Problem details — Take the lines from the beginning of the data below through the line holding "const chartTitle = '本期开始流通市值合计(亿元)';" and return exactly those.

Raw data —
==================================================

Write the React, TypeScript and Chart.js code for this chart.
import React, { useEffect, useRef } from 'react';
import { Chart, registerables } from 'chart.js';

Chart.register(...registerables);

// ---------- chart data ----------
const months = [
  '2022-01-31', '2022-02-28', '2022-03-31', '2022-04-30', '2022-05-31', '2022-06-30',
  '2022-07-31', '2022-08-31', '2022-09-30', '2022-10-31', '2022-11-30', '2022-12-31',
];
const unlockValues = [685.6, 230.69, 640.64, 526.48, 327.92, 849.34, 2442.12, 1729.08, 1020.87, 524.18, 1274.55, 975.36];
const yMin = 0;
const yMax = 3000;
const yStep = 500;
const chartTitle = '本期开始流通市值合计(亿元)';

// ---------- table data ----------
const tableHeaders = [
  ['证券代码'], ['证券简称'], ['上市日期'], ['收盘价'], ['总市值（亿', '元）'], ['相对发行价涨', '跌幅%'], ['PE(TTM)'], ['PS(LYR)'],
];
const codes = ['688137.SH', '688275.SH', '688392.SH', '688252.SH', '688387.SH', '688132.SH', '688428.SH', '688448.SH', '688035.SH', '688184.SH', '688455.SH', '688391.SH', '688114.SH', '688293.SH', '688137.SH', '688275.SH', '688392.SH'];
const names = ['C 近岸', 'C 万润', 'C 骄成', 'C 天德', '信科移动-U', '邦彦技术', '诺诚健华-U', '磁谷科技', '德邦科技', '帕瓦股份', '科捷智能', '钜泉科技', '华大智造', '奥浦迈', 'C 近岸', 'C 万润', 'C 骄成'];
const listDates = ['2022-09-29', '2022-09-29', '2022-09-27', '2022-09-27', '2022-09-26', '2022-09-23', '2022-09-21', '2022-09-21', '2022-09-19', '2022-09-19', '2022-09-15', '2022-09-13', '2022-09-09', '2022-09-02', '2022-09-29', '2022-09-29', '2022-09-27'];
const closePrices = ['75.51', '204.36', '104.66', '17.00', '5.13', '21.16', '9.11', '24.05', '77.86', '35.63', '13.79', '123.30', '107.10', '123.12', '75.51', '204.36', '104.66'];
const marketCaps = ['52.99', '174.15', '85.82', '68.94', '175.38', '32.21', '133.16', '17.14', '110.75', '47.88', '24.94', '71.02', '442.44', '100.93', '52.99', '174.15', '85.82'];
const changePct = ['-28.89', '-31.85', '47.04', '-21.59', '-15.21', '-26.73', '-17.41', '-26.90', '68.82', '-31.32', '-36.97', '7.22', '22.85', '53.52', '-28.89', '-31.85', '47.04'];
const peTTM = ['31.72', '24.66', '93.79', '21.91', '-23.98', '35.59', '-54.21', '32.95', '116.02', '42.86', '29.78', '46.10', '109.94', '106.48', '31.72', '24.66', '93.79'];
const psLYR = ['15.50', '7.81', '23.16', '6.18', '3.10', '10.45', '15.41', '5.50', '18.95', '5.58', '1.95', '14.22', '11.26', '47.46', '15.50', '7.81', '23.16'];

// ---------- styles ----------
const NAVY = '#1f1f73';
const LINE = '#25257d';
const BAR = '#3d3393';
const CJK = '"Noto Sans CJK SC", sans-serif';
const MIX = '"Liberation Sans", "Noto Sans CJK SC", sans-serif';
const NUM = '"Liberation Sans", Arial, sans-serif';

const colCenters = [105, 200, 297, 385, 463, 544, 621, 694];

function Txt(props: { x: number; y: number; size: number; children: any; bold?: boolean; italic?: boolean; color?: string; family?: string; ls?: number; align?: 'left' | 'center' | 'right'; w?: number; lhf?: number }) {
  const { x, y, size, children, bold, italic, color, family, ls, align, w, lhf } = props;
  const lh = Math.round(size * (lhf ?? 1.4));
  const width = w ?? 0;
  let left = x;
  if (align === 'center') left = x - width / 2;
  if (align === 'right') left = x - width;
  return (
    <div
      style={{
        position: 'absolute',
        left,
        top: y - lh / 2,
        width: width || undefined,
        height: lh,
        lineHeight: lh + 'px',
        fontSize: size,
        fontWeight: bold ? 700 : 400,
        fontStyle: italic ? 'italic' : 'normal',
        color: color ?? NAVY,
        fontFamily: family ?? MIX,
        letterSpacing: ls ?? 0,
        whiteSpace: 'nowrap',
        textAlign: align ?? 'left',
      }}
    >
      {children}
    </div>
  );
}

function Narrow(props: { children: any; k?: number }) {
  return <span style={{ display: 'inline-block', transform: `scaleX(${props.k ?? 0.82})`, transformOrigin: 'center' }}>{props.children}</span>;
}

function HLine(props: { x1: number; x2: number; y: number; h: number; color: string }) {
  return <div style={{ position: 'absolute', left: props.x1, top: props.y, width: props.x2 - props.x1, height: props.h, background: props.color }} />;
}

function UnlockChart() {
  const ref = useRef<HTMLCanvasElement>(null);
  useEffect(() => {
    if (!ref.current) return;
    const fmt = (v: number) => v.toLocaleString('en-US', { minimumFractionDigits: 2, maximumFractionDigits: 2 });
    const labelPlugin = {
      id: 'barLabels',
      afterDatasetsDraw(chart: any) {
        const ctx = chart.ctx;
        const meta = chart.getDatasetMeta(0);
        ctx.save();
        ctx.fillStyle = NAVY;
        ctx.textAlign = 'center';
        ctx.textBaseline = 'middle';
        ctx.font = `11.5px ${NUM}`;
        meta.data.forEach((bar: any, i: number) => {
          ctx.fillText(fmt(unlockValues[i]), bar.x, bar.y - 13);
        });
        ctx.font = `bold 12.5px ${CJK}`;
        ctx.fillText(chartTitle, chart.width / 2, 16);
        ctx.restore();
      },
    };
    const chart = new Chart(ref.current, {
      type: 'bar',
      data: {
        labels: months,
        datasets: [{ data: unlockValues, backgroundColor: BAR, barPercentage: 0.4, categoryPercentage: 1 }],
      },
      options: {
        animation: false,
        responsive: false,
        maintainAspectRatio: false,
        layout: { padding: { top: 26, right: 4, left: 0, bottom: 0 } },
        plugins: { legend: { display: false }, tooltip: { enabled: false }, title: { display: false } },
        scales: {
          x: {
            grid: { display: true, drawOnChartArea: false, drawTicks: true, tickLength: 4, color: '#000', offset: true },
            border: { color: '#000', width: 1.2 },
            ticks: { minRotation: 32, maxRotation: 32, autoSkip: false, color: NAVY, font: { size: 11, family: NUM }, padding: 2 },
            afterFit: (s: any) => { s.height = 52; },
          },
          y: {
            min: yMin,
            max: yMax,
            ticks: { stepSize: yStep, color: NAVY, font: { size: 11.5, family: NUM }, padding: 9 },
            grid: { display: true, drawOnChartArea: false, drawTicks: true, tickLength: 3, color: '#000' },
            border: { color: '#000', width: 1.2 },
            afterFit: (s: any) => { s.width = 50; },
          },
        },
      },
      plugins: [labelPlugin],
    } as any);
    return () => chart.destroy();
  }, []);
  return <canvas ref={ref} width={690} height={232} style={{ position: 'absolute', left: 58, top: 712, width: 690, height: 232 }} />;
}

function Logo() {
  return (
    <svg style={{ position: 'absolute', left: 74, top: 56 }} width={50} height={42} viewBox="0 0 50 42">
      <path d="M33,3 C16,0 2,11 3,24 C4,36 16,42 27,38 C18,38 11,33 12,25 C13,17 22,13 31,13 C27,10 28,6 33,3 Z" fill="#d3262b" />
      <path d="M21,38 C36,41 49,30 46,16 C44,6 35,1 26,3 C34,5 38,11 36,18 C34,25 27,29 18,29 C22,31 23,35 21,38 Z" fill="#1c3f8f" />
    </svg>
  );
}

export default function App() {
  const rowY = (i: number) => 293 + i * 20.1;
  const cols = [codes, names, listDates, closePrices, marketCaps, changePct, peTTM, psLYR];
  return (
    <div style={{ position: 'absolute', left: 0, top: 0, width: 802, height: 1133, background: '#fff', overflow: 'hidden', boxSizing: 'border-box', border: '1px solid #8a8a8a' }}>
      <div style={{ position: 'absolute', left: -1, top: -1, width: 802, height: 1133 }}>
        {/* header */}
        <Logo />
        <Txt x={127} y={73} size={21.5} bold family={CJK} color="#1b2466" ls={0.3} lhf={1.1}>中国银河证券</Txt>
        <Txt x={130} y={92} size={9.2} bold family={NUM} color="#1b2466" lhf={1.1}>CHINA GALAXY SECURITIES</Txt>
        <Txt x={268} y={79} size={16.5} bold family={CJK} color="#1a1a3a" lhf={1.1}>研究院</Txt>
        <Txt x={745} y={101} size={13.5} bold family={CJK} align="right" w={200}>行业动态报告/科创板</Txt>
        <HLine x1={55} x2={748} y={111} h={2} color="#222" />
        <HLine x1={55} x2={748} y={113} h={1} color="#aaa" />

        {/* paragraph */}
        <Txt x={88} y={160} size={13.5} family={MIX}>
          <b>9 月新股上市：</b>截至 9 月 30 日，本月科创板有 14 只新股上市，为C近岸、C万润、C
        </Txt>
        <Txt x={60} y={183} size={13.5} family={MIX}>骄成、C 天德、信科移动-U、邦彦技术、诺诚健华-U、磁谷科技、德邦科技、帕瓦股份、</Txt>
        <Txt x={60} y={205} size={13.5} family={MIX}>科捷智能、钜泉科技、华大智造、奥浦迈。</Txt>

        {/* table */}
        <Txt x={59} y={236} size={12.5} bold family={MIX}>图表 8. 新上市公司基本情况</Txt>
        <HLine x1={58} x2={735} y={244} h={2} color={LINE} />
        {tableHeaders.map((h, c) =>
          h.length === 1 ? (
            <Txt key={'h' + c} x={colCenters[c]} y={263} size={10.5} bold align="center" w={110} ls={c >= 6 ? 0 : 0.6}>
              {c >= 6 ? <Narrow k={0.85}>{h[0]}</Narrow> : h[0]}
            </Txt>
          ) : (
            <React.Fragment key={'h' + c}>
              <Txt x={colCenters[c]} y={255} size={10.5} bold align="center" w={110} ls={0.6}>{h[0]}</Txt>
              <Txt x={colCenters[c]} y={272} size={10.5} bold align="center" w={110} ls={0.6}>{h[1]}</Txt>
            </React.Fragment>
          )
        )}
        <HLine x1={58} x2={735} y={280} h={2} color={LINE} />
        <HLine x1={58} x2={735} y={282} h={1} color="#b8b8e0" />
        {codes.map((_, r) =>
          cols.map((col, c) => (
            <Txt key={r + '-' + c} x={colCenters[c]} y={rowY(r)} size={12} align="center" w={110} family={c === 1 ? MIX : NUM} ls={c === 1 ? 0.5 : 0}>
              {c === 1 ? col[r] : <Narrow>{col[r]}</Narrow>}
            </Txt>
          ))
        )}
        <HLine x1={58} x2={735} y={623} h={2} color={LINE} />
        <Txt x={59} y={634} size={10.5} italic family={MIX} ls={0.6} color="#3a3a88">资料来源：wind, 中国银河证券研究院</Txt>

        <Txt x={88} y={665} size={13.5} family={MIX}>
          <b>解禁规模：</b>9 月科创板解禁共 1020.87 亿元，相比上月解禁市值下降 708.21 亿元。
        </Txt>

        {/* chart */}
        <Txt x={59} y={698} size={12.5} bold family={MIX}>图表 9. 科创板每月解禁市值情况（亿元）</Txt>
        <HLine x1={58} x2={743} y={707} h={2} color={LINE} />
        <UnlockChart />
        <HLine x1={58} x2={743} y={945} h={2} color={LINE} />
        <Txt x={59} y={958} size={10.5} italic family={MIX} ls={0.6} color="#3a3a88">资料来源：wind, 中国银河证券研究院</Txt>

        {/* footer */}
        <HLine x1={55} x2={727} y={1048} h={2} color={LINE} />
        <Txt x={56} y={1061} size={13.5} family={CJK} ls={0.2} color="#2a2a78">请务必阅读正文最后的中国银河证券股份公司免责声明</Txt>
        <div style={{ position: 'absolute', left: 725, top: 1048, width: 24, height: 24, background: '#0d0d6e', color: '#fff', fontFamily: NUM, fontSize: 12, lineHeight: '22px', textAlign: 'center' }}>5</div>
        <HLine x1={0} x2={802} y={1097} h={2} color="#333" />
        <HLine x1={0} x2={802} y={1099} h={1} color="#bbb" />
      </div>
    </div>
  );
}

==================================================

Output of the task —
Write the React, TypeScript and Chart.js code for this chart.
import React, { useEffect, useRef } from 'react';
import { Chart, registerables } from 'chart.js';

Chart.register(...registerables);

// ---------- chart data ----------
const months = [
  '2022-01-31', '2022-02-28', '2022-03-31', '2022-04-30', '2022-05-31', '2022-06-30',
  '2022-07-31', '2022-08-31', '2022-09-30', '2022-10-31', '2022-11-30', '2022-12-31',
];
const unlockValues = [685.6, 230.69, 640.64, 526.48, 327.92, 849.34, 2442.12, 1729.08, 1020.87, 524.18, 1274.55, 975.36];
const yMin = 0;
const yMax = 3000;
const yStep = 500;
const chartTitle = '本期开始流通市值合计(亿元)';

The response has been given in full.